Por Rodrigo Breunig
Jornalista e tradutor, autor de “A Última Noite das Bicicletas” (2021)
Nos anos 1980 da minha infância, sozinho em casa com meu irmão, eu tinha um pânico de que meus pais não voltariam vivos. Eles iam sofrer algum acidente. Eu tentava respirar: as coisas que acontecem são aquelas que a gente não prevê. Nos anos 1990 da minha adolescência, entre o Natal de 1989 e o Dia das Crianças do ano 2000, em quatro acidentes de carro, morreram minha vó Ingeborg, meu tio Paulo, minha prima Aline, meu tio Elguido e o meu melhor amigo, um guri constantemente sorridente chamado Gustavo.
No verão de 1990, passei a ter um sonho recorrente: vou caminhando na beira do mar com meus pais e meus irmãos; de repente, na distância, vejo minha vó Ingeborg e meu tio Paulo. Eu dizia no sonho: “Pai, são eles!”. “Não são eles”, meu pai dizia no sonho, “são só pessoas parecidas com eles”. Esse sonho me visitou até o inverno e nunca mais voltou.
Com o Gustavo eu sonho até hoje. Às vezes uma vez por mês. Às vezes uma vez por ano. Vou caminhando sozinho numa estrada, vejo meu amigo e digo: “Eu sabia que não era verdade”. Meu amigo conversa comigo. Na nossa adolescência, ele era o único à minha volta que adorava ler. No verão de 1992 ele sorriu e me perguntou: “Literatura, pra ti, é o quê?”. “Não sei”, eu disse, “é fazer o que os nossos autores favoritos fazem”. “Mas como fazer o que eles fazem?” “Não sei”, eu disse.

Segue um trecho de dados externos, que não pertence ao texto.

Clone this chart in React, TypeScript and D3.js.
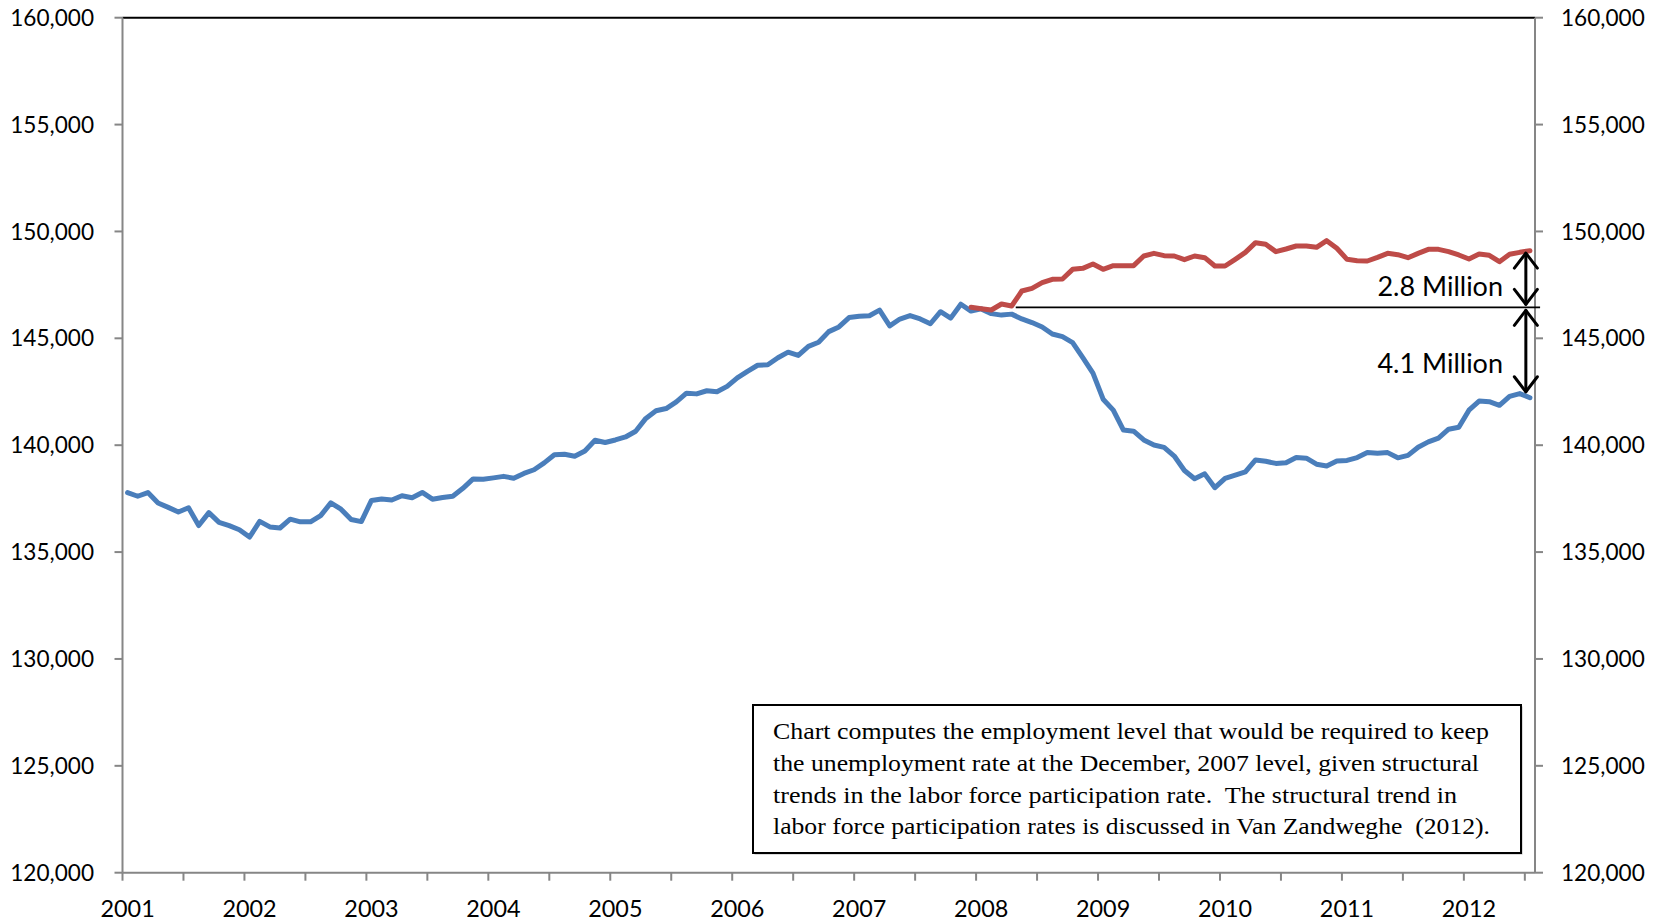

No outono de 2017, sem conseguir trabalho e prestes a ter uma filha, comentei com um amigo da vida adulta que eu estava tentando escrever um romance. Eu queria contar uma história da grande amizade entre um adolescente bastante deprimido que perdia pessoas queridas em desastres de carro e um adolescente absurdamente feliz da vida, constantemente sorridente.
Lá pelas tantas o guri deprimido diria: “Se eu puder contemplar o rosto do atropelador dos meus pais bem de perto, o anjo da morte não baterá na minha porta nunca mais”. O guri deprimido se chamaria Lucas (porque liguei a TV e o primeiro nome que ouvi foi Lucas). O guri sorridente se chamaria Pablo (porque liguei a TV de novo e o primeiro nome que ouvi foi Pablo). “Na tua situação”, disse o amigo da vida adulta, “tentar escrever um romance é a pior coisa que tu poderia fazer”. Ele tinha razão, claro. Mas foi a melhor pior coisa que eu já fiz.

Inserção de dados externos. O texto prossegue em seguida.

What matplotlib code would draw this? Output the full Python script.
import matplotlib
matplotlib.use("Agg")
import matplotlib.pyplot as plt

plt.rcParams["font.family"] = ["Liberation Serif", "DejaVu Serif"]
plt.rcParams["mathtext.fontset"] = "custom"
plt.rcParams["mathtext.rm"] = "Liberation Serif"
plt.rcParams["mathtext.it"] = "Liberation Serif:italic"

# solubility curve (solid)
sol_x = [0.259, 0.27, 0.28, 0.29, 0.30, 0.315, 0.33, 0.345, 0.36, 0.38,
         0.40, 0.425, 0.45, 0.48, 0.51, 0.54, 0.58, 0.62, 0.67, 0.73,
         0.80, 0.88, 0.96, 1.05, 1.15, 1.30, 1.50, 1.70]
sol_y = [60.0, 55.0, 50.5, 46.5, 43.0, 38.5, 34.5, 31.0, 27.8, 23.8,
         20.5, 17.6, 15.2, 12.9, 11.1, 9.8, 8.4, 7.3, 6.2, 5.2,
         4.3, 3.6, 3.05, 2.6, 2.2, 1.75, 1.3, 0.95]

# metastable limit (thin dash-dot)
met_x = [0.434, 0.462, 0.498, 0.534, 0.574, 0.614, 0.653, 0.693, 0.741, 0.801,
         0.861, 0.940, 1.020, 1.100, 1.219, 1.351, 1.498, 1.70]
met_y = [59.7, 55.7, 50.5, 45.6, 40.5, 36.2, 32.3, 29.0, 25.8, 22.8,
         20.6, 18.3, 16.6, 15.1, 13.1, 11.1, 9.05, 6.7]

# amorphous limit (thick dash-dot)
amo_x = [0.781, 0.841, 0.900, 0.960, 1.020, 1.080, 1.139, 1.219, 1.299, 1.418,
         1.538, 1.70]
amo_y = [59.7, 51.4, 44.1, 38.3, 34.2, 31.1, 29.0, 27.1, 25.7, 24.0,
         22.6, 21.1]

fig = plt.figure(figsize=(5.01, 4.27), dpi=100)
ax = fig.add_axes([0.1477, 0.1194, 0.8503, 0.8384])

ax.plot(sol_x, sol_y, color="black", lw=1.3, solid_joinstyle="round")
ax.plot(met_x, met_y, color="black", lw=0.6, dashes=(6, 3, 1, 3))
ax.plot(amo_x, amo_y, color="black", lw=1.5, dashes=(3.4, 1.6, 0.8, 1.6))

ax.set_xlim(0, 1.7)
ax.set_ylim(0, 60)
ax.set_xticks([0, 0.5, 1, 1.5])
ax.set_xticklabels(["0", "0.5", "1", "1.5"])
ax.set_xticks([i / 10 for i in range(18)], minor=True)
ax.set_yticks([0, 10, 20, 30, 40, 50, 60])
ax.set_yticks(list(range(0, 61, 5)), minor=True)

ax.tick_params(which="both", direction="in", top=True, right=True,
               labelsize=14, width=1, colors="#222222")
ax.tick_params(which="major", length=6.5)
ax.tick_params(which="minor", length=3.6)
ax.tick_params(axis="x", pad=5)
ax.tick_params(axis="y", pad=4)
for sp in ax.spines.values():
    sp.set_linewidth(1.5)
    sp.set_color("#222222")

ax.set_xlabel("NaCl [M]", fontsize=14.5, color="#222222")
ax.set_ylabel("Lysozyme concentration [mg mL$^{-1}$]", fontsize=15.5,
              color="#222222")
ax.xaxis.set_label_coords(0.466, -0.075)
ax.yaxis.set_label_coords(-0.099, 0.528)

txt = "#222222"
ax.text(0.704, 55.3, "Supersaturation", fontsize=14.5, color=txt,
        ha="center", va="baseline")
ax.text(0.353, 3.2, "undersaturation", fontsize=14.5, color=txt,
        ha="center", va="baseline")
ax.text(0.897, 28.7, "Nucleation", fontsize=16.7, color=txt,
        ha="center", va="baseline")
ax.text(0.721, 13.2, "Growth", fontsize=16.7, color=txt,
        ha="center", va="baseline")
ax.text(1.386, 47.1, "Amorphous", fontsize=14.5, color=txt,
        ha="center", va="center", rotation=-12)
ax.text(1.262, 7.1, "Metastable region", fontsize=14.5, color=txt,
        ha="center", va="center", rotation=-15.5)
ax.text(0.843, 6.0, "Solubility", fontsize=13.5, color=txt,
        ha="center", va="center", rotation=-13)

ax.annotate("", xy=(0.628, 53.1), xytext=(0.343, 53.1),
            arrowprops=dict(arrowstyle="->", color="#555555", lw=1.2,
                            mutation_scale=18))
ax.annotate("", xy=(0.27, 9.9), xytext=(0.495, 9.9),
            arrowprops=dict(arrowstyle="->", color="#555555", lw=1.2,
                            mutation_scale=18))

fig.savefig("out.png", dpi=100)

Vinte anos depois da primavera em que o Gustavo se foi, na Primavera da Pandemia, peguei dinheiro emprestado e imprimi 500 exemplares do meu romance. Até a primavera seguinte, o livro alcançou algumas dezenas de pessoas. Um leitor desconhecido, tendo lido apenas a sinopse, me escreveu mais ou menos assim: “Estou em choque. Meu irmão morreu atropelado por um taxista. O taxista trabalhava no aeroporto, e por muitos anos, nas minhas viagens, tive que contemplar o rosto do atropelador do meu irmão”.
Contei a uma leitora desconhecida que o meu pai conhecia episódios da vida do pai dela. Ela respondeu: “Rodrigo, poderás estranhar que abro meu coração a um estranho, mas o comentário do teu pai me causou um sentimento indefinível, fiquei feliz e chorei muito, são tantos anos da partida do meu pai que parece que foi miragem... E a lembrança do teu pai me fez pensar: ele existiu mesmo e deixou memórias em mais alguém”.
Outra leitora desconhecida, tendo lido apenas um trecho inicial em que os guris pedalam por curvas perigosas, me escreveu: “Minha prima morreu ali. Ela e o namorado. O carro bateu nas árvores. Eu era criança e tinha sonhado, naquela noite, com um casal num acidente de carro. Isso me marcou tanto...”. Contei a ela que esse namorado era o meu melhor amigo.
Quando levei o livro para os pais do Gustavo, eles me contaram uma coisa que eu não sabia. Na noite do acidente, no hospital, eles foram procurados para dizer se autorizavam que o filho doasse as córneas. Dois meses depois, levaram o menino que recebeu uma das córneas à cerimônia em que o filho se formaria em Medicina. A mãe do Gustavo disse no palco: “Parte dele está aqui. Ele está vivo na visão desse menino”. O menino se chamava – se chama – Pablo.
Agora chegou mais uma primavera. A Primavera da Esperança. Aconteça o que acontecer (eu tento respirar: as coisas que acontecem são aquelas que a gente não prevê), nunca deixarão de nos amparar as pessoas sorridentes. Hoje, Gustavo, pra mim, literatura é abrir o coração a um estranho, é contemplar o rosto do atropelador no aeroporto, é sonhar com um casal que perde a vida nas árvores, é ver o mundo com os olhos do Pablo.